The photo, which offers a glimpse at Ryugu's rocky terrain, was snapped during the 20 minutes that it took the lander to reach the asteroid's surface after separating from the Japanese mothership, Hayabusa2, according to a release from the Germany's space agency (DLR), which revealed that the probe was dropped from a height of 167 feet.
"It could not have gone better," Tra-Mi Ho, MASCOT project manager from the DLR Institute of Space Systems, said of the landing in a statement. "From the lander's telemetry, we were able to see that it separated from the mothercraft, and made contact with the asteroid surface approximately 20 minutes later."
But it wasn't just one photo that MASCOT managed to take during its descent, folks. As it made its way down to Ryugu, the droid's camera, dubbed MASCAM, snapped 20 pictures. Though it's easy to miss, the first picture released from the lander even managed to capture the probe's shadow in the top right corner.
Since landing on the distant asteroid, the lander has been conducting various experiments "non-stop," while working alongside other probes that previously arrived on the rock.

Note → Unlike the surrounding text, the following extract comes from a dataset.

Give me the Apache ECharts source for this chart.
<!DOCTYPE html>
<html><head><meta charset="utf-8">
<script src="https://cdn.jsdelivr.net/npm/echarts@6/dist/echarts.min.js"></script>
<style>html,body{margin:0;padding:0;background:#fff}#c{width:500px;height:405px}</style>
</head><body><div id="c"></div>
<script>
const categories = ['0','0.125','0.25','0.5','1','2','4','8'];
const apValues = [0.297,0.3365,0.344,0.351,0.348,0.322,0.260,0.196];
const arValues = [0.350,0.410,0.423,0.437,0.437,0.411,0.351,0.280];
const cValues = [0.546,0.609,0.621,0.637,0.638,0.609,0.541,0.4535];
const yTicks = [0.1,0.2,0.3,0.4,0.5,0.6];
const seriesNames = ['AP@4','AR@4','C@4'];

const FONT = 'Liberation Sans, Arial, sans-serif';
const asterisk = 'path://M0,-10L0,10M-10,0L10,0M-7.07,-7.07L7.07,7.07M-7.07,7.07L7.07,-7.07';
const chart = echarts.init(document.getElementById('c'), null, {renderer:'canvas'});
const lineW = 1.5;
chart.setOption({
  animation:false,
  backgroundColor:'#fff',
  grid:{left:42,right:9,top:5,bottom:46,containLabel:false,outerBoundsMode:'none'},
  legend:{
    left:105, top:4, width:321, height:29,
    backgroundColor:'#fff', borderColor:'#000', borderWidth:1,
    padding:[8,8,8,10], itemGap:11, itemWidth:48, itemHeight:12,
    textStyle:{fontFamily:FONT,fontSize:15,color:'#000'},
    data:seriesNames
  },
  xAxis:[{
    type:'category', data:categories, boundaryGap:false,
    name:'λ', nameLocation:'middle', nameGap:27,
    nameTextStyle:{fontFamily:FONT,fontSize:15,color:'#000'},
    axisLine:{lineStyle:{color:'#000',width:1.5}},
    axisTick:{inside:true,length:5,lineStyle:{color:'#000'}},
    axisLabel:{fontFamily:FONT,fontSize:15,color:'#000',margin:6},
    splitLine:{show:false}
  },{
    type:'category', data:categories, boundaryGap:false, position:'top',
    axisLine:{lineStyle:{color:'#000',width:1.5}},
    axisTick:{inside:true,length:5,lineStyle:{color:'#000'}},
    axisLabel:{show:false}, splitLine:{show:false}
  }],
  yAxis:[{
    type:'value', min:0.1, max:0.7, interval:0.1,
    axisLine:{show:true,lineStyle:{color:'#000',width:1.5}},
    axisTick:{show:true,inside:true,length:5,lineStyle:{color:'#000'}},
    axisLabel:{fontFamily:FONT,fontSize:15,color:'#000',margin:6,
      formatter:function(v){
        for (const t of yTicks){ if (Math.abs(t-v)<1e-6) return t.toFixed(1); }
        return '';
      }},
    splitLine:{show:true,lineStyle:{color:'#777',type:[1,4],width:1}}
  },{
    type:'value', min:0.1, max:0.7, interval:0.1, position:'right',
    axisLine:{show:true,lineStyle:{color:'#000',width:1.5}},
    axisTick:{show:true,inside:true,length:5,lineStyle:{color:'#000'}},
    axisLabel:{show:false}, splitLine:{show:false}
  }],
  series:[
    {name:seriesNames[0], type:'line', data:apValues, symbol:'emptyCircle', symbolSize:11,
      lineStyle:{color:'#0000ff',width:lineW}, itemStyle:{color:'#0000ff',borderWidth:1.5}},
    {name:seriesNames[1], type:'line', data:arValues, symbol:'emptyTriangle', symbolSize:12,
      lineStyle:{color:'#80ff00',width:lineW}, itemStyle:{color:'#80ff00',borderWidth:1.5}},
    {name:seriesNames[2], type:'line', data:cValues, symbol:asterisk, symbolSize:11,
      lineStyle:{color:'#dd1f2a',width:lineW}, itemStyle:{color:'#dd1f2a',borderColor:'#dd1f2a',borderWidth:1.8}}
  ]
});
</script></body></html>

MASCOT is the third lander to arrive on Ryugu, following in the hops of two small hopping Japanese rovers known as MINERVA-IIA and MINERVA-IIB. Images taken from those rovers were released in late September shortly after they, too, touched down.
— HAYABUSA2@JAXA (@haya2e_jaxa) September 27, 2018
According to Space.com, additional MINERVA landers are expected to be deployed in 2019.